STATED PROBLEM:
Set all the material down again unchanged, without the pictures.

--- BEGIN DATASET SECTION ---

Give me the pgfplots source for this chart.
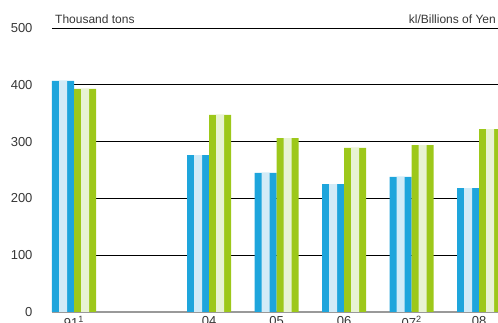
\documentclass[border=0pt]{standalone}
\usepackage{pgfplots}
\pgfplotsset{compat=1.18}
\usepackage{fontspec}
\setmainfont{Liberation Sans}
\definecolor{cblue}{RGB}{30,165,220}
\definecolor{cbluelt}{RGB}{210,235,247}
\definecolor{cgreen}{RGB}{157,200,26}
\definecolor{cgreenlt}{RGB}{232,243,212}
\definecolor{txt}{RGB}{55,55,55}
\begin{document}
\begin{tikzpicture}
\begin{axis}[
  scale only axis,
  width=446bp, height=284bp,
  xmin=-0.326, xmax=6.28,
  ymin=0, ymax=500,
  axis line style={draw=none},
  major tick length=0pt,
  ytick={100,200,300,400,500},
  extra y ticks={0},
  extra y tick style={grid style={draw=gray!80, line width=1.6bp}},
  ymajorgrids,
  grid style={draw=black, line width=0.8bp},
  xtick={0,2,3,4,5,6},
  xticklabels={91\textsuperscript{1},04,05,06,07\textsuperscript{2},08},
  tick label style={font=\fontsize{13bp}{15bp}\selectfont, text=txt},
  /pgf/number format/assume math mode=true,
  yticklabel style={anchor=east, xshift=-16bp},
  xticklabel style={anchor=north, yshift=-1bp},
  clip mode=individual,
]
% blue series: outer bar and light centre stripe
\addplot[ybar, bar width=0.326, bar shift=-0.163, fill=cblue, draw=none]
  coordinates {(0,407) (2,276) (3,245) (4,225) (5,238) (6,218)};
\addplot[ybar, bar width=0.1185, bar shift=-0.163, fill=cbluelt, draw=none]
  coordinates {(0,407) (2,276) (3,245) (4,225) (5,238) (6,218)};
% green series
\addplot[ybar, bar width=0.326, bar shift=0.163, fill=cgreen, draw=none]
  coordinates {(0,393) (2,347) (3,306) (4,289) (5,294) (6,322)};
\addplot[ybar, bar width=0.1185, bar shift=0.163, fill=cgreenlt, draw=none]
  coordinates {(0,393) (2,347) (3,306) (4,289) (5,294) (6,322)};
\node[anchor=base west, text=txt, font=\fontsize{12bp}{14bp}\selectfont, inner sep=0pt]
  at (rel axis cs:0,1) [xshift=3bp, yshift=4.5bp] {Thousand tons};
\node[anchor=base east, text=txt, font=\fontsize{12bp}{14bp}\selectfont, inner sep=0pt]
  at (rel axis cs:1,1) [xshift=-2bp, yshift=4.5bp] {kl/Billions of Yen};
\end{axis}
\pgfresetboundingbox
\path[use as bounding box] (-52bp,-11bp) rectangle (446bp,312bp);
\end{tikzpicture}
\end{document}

--- END DATASET SECTION ---

WRITTEN SOLUTION:
Give me the pgfplots source for this chart.
\documentclass[border=0pt]{standalone}
\usepackage{pgfplots}
\pgfplotsset{compat=1.18}
\usepackage{fontspec}
\setmainfont{Liberation Sans}
\definecolor{cblue}{RGB}{30,165,220}
\definecolor{cbluelt}{RGB}{210,235,247}
\definecolor{cgreen}{RGB}{157,200,26}
\definecolor{cgreenlt}{RGB}{232,243,212}
\definecolor{txt}{RGB}{55,55,55}
\begin{document}
\begin{tikzpicture}
\begin{axis}[
  scale only axis,
  width=446bp, height=284bp,
  xmin=-0.326, xmax=6.28,
  ymin=0, ymax=500,
  axis line style={draw=none},
  major tick length=0pt,
  ytick={100,200,300,400,500},
  extra y ticks={0},
  extra y tick style={grid style={draw=gray!80, line width=1.6bp}},
  ymajorgrids,
  grid style={draw=black, line width=0.8bp},
  xtick={0,2,3,4,5,6},
  xticklabels={91\textsuperscript{1},04,05,06,07\textsuperscript{2},08},
  tick label style={font=\fontsize{13bp}{15bp}\selectfont, text=txt},
  /pgf/number format/assume math mode=true,
  yticklabel style={anchor=east, xshift=-16bp},
  xticklabel style={anchor=north, yshift=-1bp},
  clip mode=individual,
]
% blue series: outer bar and light centre stripe
\addplot[ybar, bar width=0.326, bar shift=-0.163, fill=cblue, draw=none]
  coordinates {(0,407) (2,276) (3,245) (4,225) (5,238) (6,218)};
\addplot[ybar, bar width=0.1185, bar shift=-0.163, fill=cbluelt, draw=none]
  coordinates {(0,407) (2,276) (3,245) (4,225) (5,238) (6,218)};
% green series
\addplot[ybar, bar width=0.326, bar shift=0.163, fill=cgreen, draw=none]
  coordinates {(0,393) (2,347) (3,306) (4,289) (5,294) (6,322)};
\addplot[ybar, bar width=0.1185, bar shift=0.163, fill=cgreenlt, draw=none]
  coordinates {(0,393) (2,347) (3,306) (4,289) (5,294) (6,322)};
\node[anchor=base west, text=txt, font=\fontsize{12bp}{14bp}\selectfont, inner sep=0pt]
  at (rel axis cs:0,1) [xshift=3bp, yshift=4.5bp] {Thousand tons};
\node[anchor=base east, text=txt, font=\fontsize{12bp}{14bp}\selectfont, inner sep=0pt]
  at (rel axis cs:1,1) [xshift=-2bp, yshift=4.5bp] {kl/Billions of Yen};
\end{axis}
\pgfresetboundingbox
\path[use as bounding box] (-52bp,-11bp) rectangle (446bp,312bp);
\end{tikzpicture}
\end{document}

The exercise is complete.